Counsel for Hiwassee filed his certificate reciting that he served the application upon Henry by certified mail, return receipt requested. The certificate of service does not recite that the rule nisi also was mailed to Henry in this manner. However, Henry never denied receipt of the application and rule nisi. The case was presented to the trial court and to this court upon the assumption that the application and rule nisi were mailed by Hiwassee and received by Henry.
Henry did not appear at the hearing. The trial court confirmed the sale. Henry then filed a motion to set the confirmation order aside. He appeals from the order denying that motion.
Code Ann. 67-1505 states: "The court shall direct notice of the hearing to be given the debtor at least five days prior thereto, and at the hearing the court shall also pass upon the legality of the notice, advertisement, and regularity of the sale. The court may, for good cause shown, order a resale of the property." (Emphasis added.) Hiwassee contends that "notice", not "service", is required by that section, and that the Court of Appeals has held that notice by mail is adequate. The case cited by Hiwassee does not support this contention. In Boardman v. Ga. R. Bank &c. Co., 127 Ga. App. 68
(2) (b) (192 SE2d 390
) (1972), as in the present case, no action was pending between the parties on the date that copies of the application were mailed, but the cases are to be distinguished in that Boardman appeared through his attorney at the confirmation proceedings without objecting to the manner in which notice was given whereas Henry did not appear. Boardman thus waived any objection to lack of personal service (Code Ann. 81A-112 (h); Wilkie v. Wilkie, 240 Ga. 287 (240 SE2d 84) (1977)
; Teri-Lu, Inc. v. Ga. R. Bank &c. Co., 147 Ga. App. 860
, 861 (3) (250 SE2d 548
) (1978)) whereas Henry's nonappearance waived his objection to lack of personal service only in the event that the notice given and received by mail was legally adequate to compel his attendance. Dunn v. Dunn, 221 Ga. 368 (144 SE2d 758) (1965)
. The fact that Henry actually received the application and the rule nisi and thereby had actual knowledge of the confirmation proceedings and of the date, time, and place of the hearing is of no consequence if notice by mail is not adequate notice. Dunn v. Dunn, supra. Where there has been no legal service or waiver of service, the court's judgment is null and void. DeJarnette Supply Co. v. F. P. Plaza, Inc., 229 Ga. 625 (193 SE2d 852) (1972)
; Thompson v. Lagerquist, 232 Ga. 75 (205 SE2d 267) (1974)
Where, as in the present case, no proceedings are pending between the parties at the time a notice is to be given, personal service generally is required in order to give legal notice. Smith v. Smith, 244 Ga. 230 (259 SE2d 480) (1979)
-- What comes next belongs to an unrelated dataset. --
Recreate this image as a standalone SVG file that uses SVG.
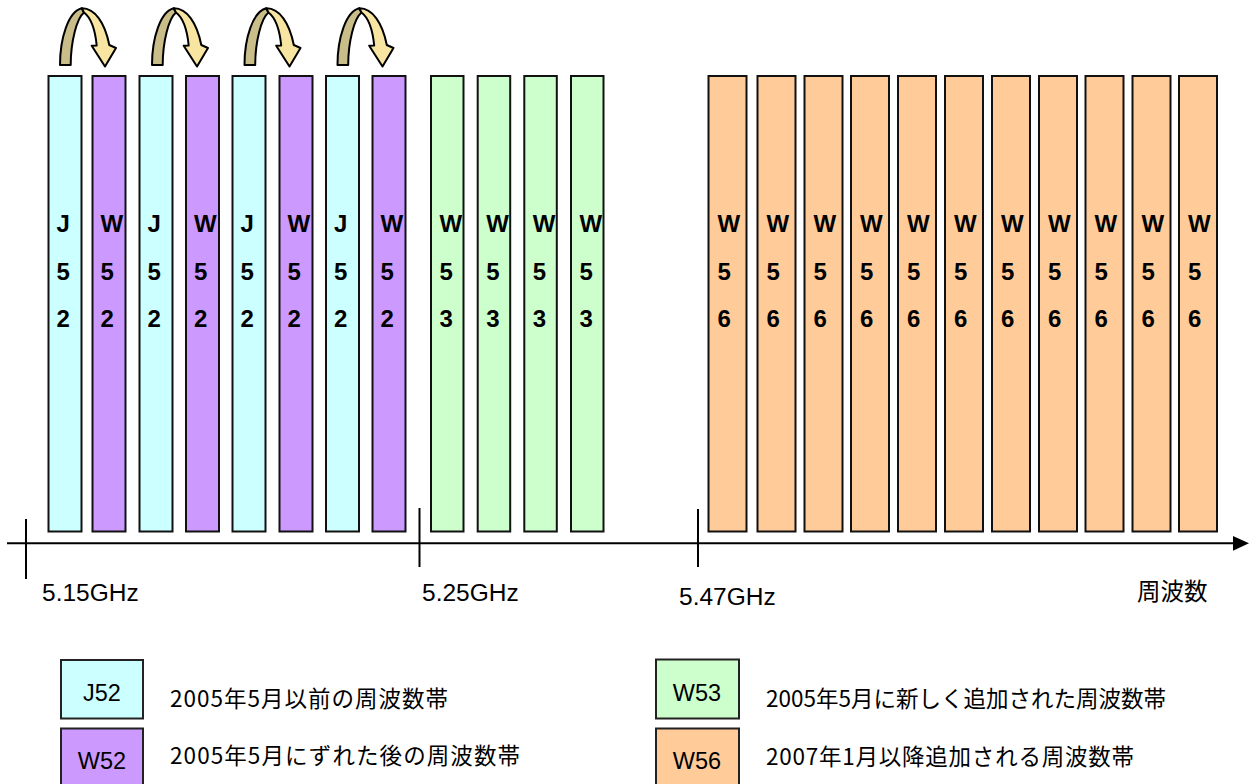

. Boardman, supra, is disapproved and will not be followed to the extent that its holding respecting the adequacy of service by mail may conflict with this court's rulings in Smith, supra.
Henry was not hiding himself to avoid service of process. A construction of Code Ann. 67-1505 which, under the facts of this case, would allow notice by mail to be the legal equivalent of personal service 1
would cause that section to run afoul of our concept of due process. Benton v. Modern Finance & Invest. Co., 244 Ga. 533 (261 SE2d 359) (1979)
; Melton v. Johnson, 242 Ga. 400 (249 SE2d 82) (1978)
. Although the trial court has a duty under Code Ann 67-1505 to pass upon the legality of the notice given, this court ultimately must decide on the facts of each particular case whether the notice given was or was not legally adequate under our statutes and fundamental law. Benton v. Modern Finance & Invest. Co., supra; Melton v. Johnson, supra. Notice by mail is not in the circumstances of the present case legally equivalent to personal service. It is not adequate notice under Code Ann. 67-1505. Dunn v. Dunn, supra; Dupree v. Turner, 99 Ga. App. 332 (108 SE2d 171) (1959)
; cf., Melton v. Johnson, supra.
Contrary to Hiwassee's contention, cases such as Geohagan v. Commercial Credit Corp., 130 Ga. App. 828 (204 SE2d 784) (1974)
, construing and applying the "reasonable notification" provision of Code Ann. 109A-9--504(3), do not require or suggest that the notice required by Code Ann. 67-1505 may be given by mail rather than by personal service. Confirmation proceedings are judicial proceedings albeit they are unique and do not neatly fit into the customary classification of actions in personam or actions in rem. Wall v. Federal Land Bank, 240 Ga. 236
, 237 (240 SE2d 76
) (1977). Accordingly, this court holds that the "notice" contemplated by Code Ann. 67-1505 should have been given to Henry by personal service of the application and rule nisi rather than by sending the application and rule nisi to him by certified mail. The decision in this case will apply prospectively except for those cases already filed in which this issue has been raised.
Snell & Bishop, Donald J. Snell, for appellee.